* [EXTRACTED MATERIAL]:
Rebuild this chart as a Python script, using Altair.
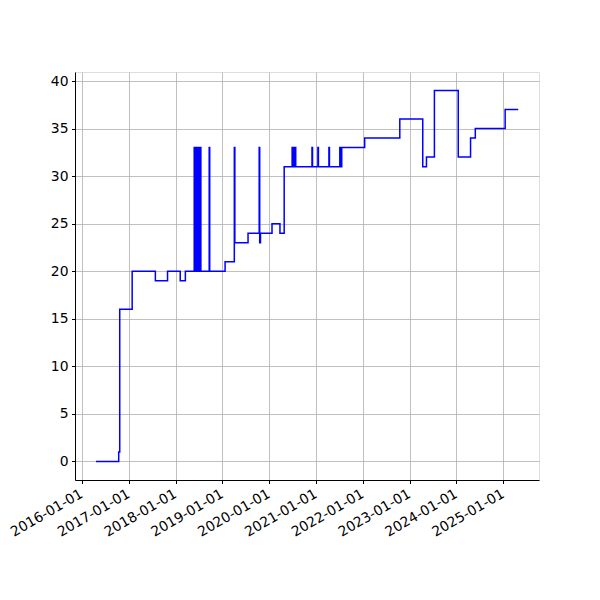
import altair as alt
import pandas as pd

dates = [
    "2016-04-20", "2016-10-14", "2016-10-22", "2017-01-27", "2017-07-27", "2017-10-30",
    "2018-02-06", "2018-03-18",
    "2018-05-26", "2018-06-01", "2018-06-04", "2018-06-10", "2018-06-13", "2018-06-20",
    "2018-06-23", "2018-06-29", "2018-07-02", "2018-07-08", "2018-07-11", "2018-07-17",
    "2018-09-20", "2018-09-24",
    "2019-01-22", "2019-04-04", "2019-04-08", "2019-07-20",
    "2019-10-15", "2019-10-19", "2019-10-25",
    "2020-01-23", "2020-03-25", "2020-04-27",
    "2020-06-28", "2020-07-02", "2020-07-06", "2020-07-10", "2020-07-14", "2020-07-18",
    "2020-07-22", "2020-07-26",
    "2020-11-30", "2020-12-04", "2021-01-15", "2021-01-19", "2021-04-11", "2021-04-15",
    "2021-07-05", "2021-07-09", "2021-07-13", "2021-07-17", "2021-07-20",
    "2022-01-15", "2022-10-16", "2023-04-13", "2023-05-12", "2023-07-13",
    "2024-01-15", "2024-04-20", "2024-05-27", "2025-01-15", "2025-04-27",
]
values = [
    0, 1, 16, 20, 19, 20,
    19, 20,
    33, 20, 33, 20, 33, 20,
    33, 20, 33, 20, 33, 20,
    33, 20,
    21, 33, 23, 24,
    33, 23, 24,
    25, 24, 31,
    33, 31, 33, 31, 33, 31,
    33, 31,
    33, 31, 33, 31, 33, 31,
    33, 31, 33, 31, 33,
    34, 36, 31, 32, 39,
    32, 34, 35, 37, 37,
]
tick_years = list(range(2016, 2026))
y_ticks = [0, 5, 10, 15, 20, 25, 30, 35, 40]

df = pd.DataFrame({"date": dates, "value": values})

chart = alt.Chart(df).mark_line(
    interpolate="step-after", color="#0000ff", strokeWidth=1.5
).encode(
    x=alt.X(
        "date:T",
        title=None,
        scale=alt.Scale(
            type="utc",
            domain=[alt.DateTime(year=2015, month=11, date=8, utc=True),
                    alt.DateTime(year=2025, month=10, date=6, utc=True)],
            nice=False,
        ),
        axis=alt.Axis(
            values=[alt.DateTime(year=y, month=1, date=1, utc=True) for y in tick_years],
            labelExpr="utcFormat(datum.value, '%Y-%m-%d')",
            labelAngle=330, labelAlign="right", labelBaseline="top",
            labelFont="DejaVu Sans", labelFontSize=13.9, labelColor="black",
            tickColor="black", tickSize=3.5, domainColor="black",
            grid=True, gridColor="#b0b0b0", gridWidth=0.8,
            labelPadding=3, labelOffset=-4, labelOverlap=False, labelFlush=False,
        ),
    ),
    y=alt.Y(
        "value:Q",
        title=None,
        scale=alt.Scale(domain=[-1.95, 40.95], nice=False, zero=False),
        axis=alt.Axis(
            values=y_ticks,
            labelFont="DejaVu Sans", labelFontSize=13.9, labelColor="black",
            tickColor="black", tickSize=3.5, domainColor="black",
            grid=True, gridColor="#b0b0b0", gridWidth=0.8,
            labelPadding=3.5,
        ),
    ),
).properties(
    width=464, height=408,
    autosize=alt.AutoSizeParams(type="none"),
    padding={"left": 67, "top": 64, "right": 53, "bottom": 112},
).configure_view(
    stroke="black", strokeWidth=1
).configure(background="white")

chart.save("out.html", embed_options={"renderer": "svg", "actions": False})
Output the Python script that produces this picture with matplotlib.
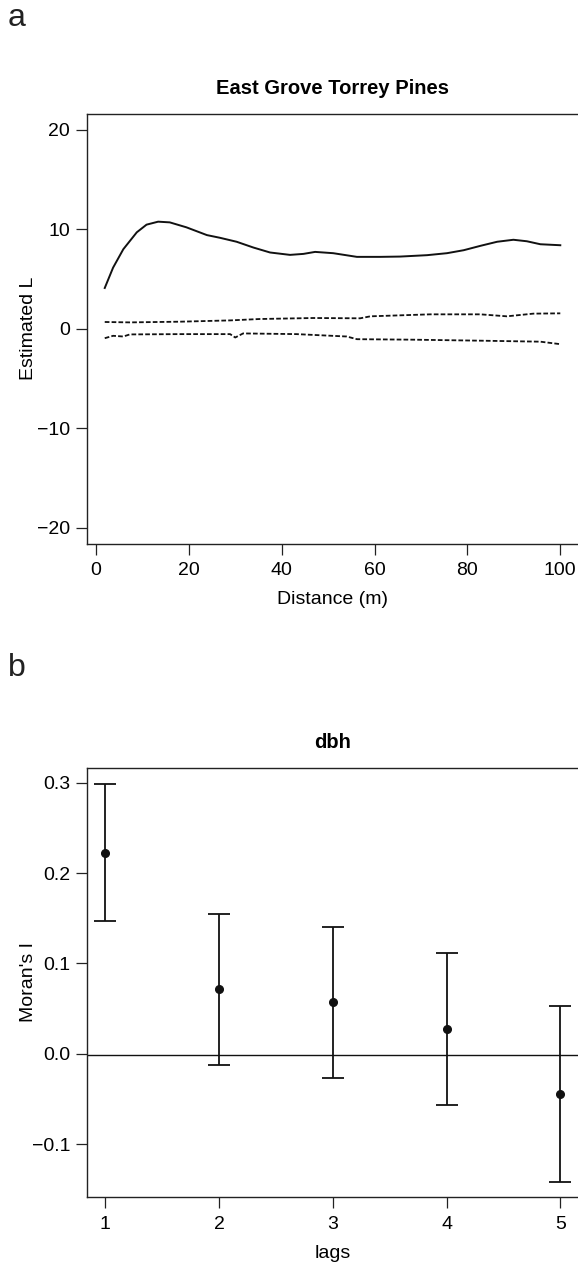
import matplotlib
matplotlib.use("Agg")
import matplotlib.pyplot as plt
import numpy as np

plt.rcParams['font.family'] = ['Liberation Sans', 'DejaVu Sans']

# Panel a: estimated L function
dist = [1.9, 3.7, 5.9, 8.8, 10.9, 13.4, 15.9, 19.5, 23.9, 26.7, 30.3, 33.9, 37.5,
        41.8, 44.7, 47.2, 51.1, 56.2, 61.2, 65.5, 71.3, 75.6, 79.2, 82.8, 86.4,
        89.9, 92.8, 95.7, 100]
L_obs = [4.1, 6.15, 8.0, 9.7, 10.47, 10.77, 10.7, 10.2, 9.42, 9.15, 8.75, 8.17, 7.67,
         7.43, 7.53, 7.73, 7.6, 7.23, 7.23, 7.26, 7.4, 7.6, 7.9, 8.34, 8.75,
         8.95, 8.8, 8.5, 8.4]
dist_up = [1.9, 7.3, 18.1, 28.9, 35.3, 46.8, 56.9, 59.1, 72.0, 82.8, 88.5, 94.2, 100]
L_up = [0.68, 0.64, 0.71, 0.84, 0.98, 1.08, 1.05, 1.25, 1.45, 1.45, 1.25, 1.52, 1.55]
dist_lo = [1.9, 3.7, 5.9, 7.3, 18.1, 28.9, 30.0, 31.7, 43.2, 54.0, 56.2, 68.4, 82.8, 95.7, 100]
L_lo = [-0.95, -0.71, -0.78, -0.57, -0.54, -0.54, -0.88, -0.47, -0.54, -0.78, -1.05,
        -1.1, -1.2, -1.3, -1.55]
a_xticks = [0, 20, 40, 60, 80, 100]
a_yticks = [-20, -10, 0, 10, 20]

# Panel b: Moran's I correlogram
lags = [1, 2, 3, 4, 5]
moran = [0.222, 0.072, 0.057, 0.027, -0.045]
moran_lo = [0.147, -0.012, -0.027, -0.057, -0.1415]
moran_hi = [0.299, 0.155, 0.140, 0.111, 0.053]
expected_I = -0.0015
b_yticks = [-0.1, 0.0, 0.1, 0.2, 0.3]

W, H = 578, 1264
fig = plt.figure(figsize=(W / 100, H / 100), dpi=100)

def frac(l, t, r, b):
    return [l / W, 1 - b / H, (r - l) / W, (b - t) / H]

fs = 14
def style(ax, h_px):
    for s in ax.spines.values():
        s.set_linewidth(1.0)
        s.set_color('#222222')
    ax.tick_params(direction='out', length=7.7, width=0.9, labelsize=fs,
                   color='#222222')
    ax.tick_params(axis='x', pad=5.5)
    ax.tick_params(axis='y', pad=4.5)
    ax.xaxis.set_label_coords(0.5, -56 / h_px)
    ax.xaxis.label.set_va('center')
    ax.yaxis.set_label_coords((28.5 - 87) / 491.5, 0.5)
    ax.yaxis.label.set_va('center')

ax1 = fig.add_axes(frac(87, 114, 578.5, 543.5))
ax1.plot(dist, L_obs, color='#111111', lw=1.4)
ax1.plot(dist_up, L_up, color='#111111', lw=1.3, dashes=(2.6, 1.2))
ax1.plot(dist_lo, L_lo, color='#111111', lw=1.3, dashes=(2.6, 1.2))
ax1.set_xlim(-1.92, 103.92)
ax1.set_ylim(-21.6, 21.6)
ax1.set_xticks(a_xticks)
ax1.set_yticks(a_yticks)
ax1.set_xlabel('Distance (m)', fontsize=fs)
ax1.set_ylabel('Estimated L', fontsize=fs)
ax1.set_title('East Grove Torrey Pines', fontsize=14.5, fontweight='bold', pad=14.3)
style(ax1, 543.5 - 114)

ax2 = fig.add_axes(frac(87, 767.7, 578.5, 1197.3))
ax2.axhline(expected_I, color='#111111', lw=1.0)
yerr = [np.array(moran) - np.array(moran_lo), np.array(moran_hi) - np.array(moran)]
ax2.errorbar(lags, moran, yerr=yerr, fmt='o', color='#111111', ms=5.5,
             elinewidth=1.3, capsize=8, capthick=1.3)
ax2.set_xlim(0.84, 5.16)
ax2.set_ylim(-0.1589, 0.3166)
ax2.set_xticks(lags)
ax2.set_yticks(b_yticks)
ax2.set_yticklabels(['\u22120.1', '0.0', '0.1', '0.2', '0.3'])
ax2.set_xlabel('lags', fontsize=fs)
ax2.set_ylabel("Moran's I", fontsize=fs)
ax2.set_title('dbh', fontsize=14.5, fontweight='bold', pad=14.3)
style(ax2, 1197.3 - 767.7)

fig.text(17 / W, 1 - 18 / H, 'a', fontsize=23, ha='center', va='center', color='#222222')
fig.text(17 / W, 1 - 668 / H, 'b', fontsize=23, ha='center', va='center', color='#222222')

fig.savefig('out.png', dpi=100)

* [TASK DESCRIPTION]:
Write out the lines from the start of the material to the line with "import pandas as pd", inclusive and exactly. Skip the pictures.

* [OUTPUT BELOW]:
Rebuild this chart as a Python script, using Altair.
import altair as alt
import pandas as pd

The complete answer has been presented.